There is an inherent drive inside of me that dictates to me that I must create art. Okay, that's a little strong. I must ATTEMPT to create art, because we all know that not everything always turns out for the best. However, I just don't understand people who say, "Oh, I just didn't feel like it today" like you have a choice in the matter. I can understand being too tired, too sick, too busy with that major annoyance called Life. But really?? You didn't feel like it? If I had my way, I would spend every day in the studio, for 10-12 hours, because I have that much stuff on my Someday list. You know, Someday I'm going to try (insert new medium/technique/subject matter here). There are so many things I want to do concerning art, and I'm getting very afraid that I won't live long enough to do them all.
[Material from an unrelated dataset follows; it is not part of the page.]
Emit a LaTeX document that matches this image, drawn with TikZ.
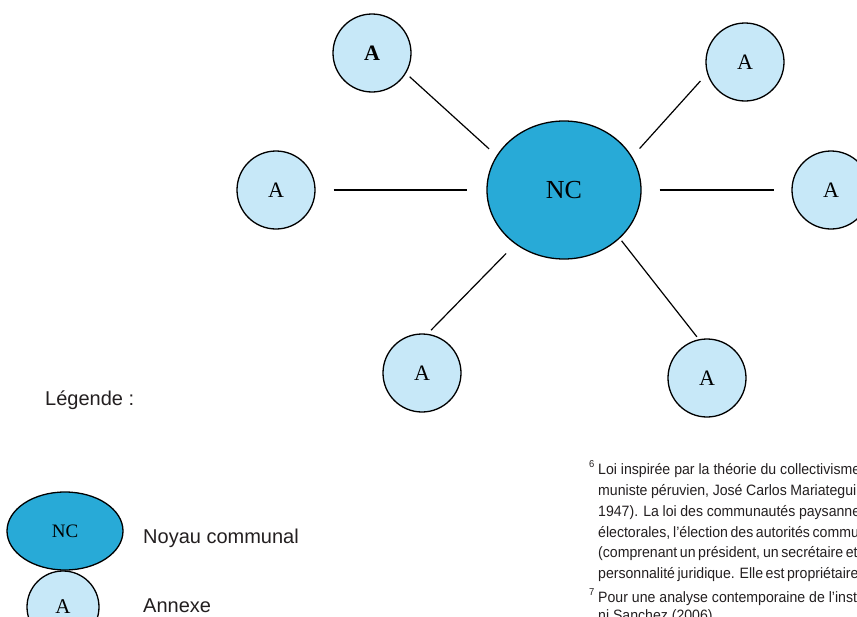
\documentclass[tikz,border=0pt]{standalone}
\usepackage{fontspec}
\setmainfont{Liberation Serif}
\newfontfamily\legfont{Liberation Sans}
\newfontfamily\fnfont[FakeStretch=0.94]{Liberation Sans}
\usetikzlibrary{shapes.geometric}
\definecolor{ncblue}{RGB}{40,170,215}
\definecolor{alight}{RGB}{199,232,248}
\definecolor{fngray}{RGB}{35,31,32}
\begin{document}
\begin{tikzpicture}[x=1pt,y=-1pt,
  anode/.style={circle,draw=black,line width=1.3pt,fill=alight,minimum size=78pt,inner sep=0pt,font=\fontsize{22}{22}\selectfont},
  ncnode/.style={ellipse,draw=black,line width=1.3pt,fill=ncblue,minimum width=154pt,minimum height=138pt,inner sep=0pt,font=\fontsize{26}{26}\selectfont},
  link/.style={line width=1.2pt},
  legtext/.style={anchor=west,inner sep=0pt,text=fngray,font=\legfont\fontsize{20}{20}\selectfont},
  fnline/.style={anchor=base west,inner sep=0pt,text=fngray,font=\fnfont\fontsize{15}{15}\selectfont},
  fnmark/.style={anchor=base west,inner sep=0pt,text=fngray,font=\fnfont\fontsize{10}{10}\selectfont}]
\useasboundingbox (0,0) rectangle (857,616);
\fill[white] (0,0) rectangle (857,616);
\clip (0,0) rectangle (857,616);

% main diagram
\node[ncnode] (nc) at (564,190) {NC};
\node[anode] (tl) at (372,53) {\textbf{A}};
\node[anode] (tr) at (745,62) {A};
\node[anode] (l) at (276,190) {A};
\node[anode] (r) at (831,190) {A};
\node[anode] (bl) at (422,373) {A};
\node[anode] (br) at (707,378) {A};

\draw[link,shorten <=5pt,shorten >=10pt] (tl.-31) -- (nc.153);
\draw[link,shorten <=10pt,shorten >=11pt] (tr.197) -- (nc.26);
\draw[link,shorten <=18pt,shorten >=19pt] (l.east) -- (nc.west);
\draw[link,shorten <=18pt,shorten >=17pt] (nc.east) -- (r.west);
\draw[link,shorten <=5pt,shorten >=13pt] (bl.82) -- (nc.228);
\draw[link,shorten <=3pt,shorten >=3pt] (nc.-41) -- (br.102);

% legend
\node[legtext] (legtitle) at (45,400) {Légende :};
\node[ellipse,draw=black,line width=1.3pt,fill=ncblue,minimum width=116pt,minimum height=78pt,inner sep=0pt,font=\fontsize{19}{19}\selectfont] (legnc) at (65,531) {NC};
\node[legtext] (legnctext) at (143,538) {Noyau communal};
\node[anode,minimum size=72pt,font=\fontsize{21}{21}\selectfont] (lega) at (63,607) {A};
\node[legtext] (legatext) at (143,606) {Annexe};

% footnotes
\node[fnmark] (m6) at (589,467) {6};
\node[fnline] (f1) at (598,474) {\hbox to 262pt{Loi inspirée par la théorie du collectivisme}};
\node[fnline] (f2) at (598,495) {\hbox to 262pt{muniste péruvien, José Carlos Mariategui,}};
\node[fnline] (f3) at (598,516) {\hbox to 262pt{1947). La loi des communautés paysanne}};
\node[fnline] (f4) at (598,537) {\hbox to 262pt{électorales, l’élection des autorités commun}};
\node[fnline] (f5) at (598,557) {\hbox to 256pt{(comprenant un président, un secrétaire et}};
\node[fnline] (f6) at (598,578) {\hbox to 262pt{personnalité juridique. Elle est propriétaire c}};
\node[fnmark] (m7) at (589,595) {7};
\node[fnline] (f7) at (598,602) {\hbox to 262pt{Pour une analyse contemporaine de l’insti}};
\node[fnline] (f8) at (598,620) {ni Sanchez (2006).};
\end{tikzpicture}
\end{document}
Maybe it's due to the fact that I chose the wife/mother/artist way of life, and there are not enough hours to do everything the way I feel they should be done. Unrealistic? Probably, but that's what I deal with. So how to fix it? I try to schedule my time in the studio when I am least likely to be interrupted. The other times, I'm planning, networking, marketing (there's that Gorilla again) or mentally preparing to paint while I'm folding laundry, making dinner or (ugh) cleaning. So what is the perfect balance? I don't know, I'm still trying to find it. Do I have regrets about the life path I chose?? Not for a minute. I wouldn't change anything at all. I am just where I'm supposed to be, and any challenges are lessons that I need to learn. So what I'm saying is, there is an art to making art, and if it came too easily I suppose there would be no joy in it. When I do get a stretch of time in the studio, I can feel myself slipping into the zone, and I don't have to think about anything but the brush in my hand, and that is a beautiful thing. So, if you are an artist, you have this voice in your head that says "Go, paint, create, and make your world better just for today", and sometimes, in spite of dust bunnies and wet towels on the floor, you go and make art.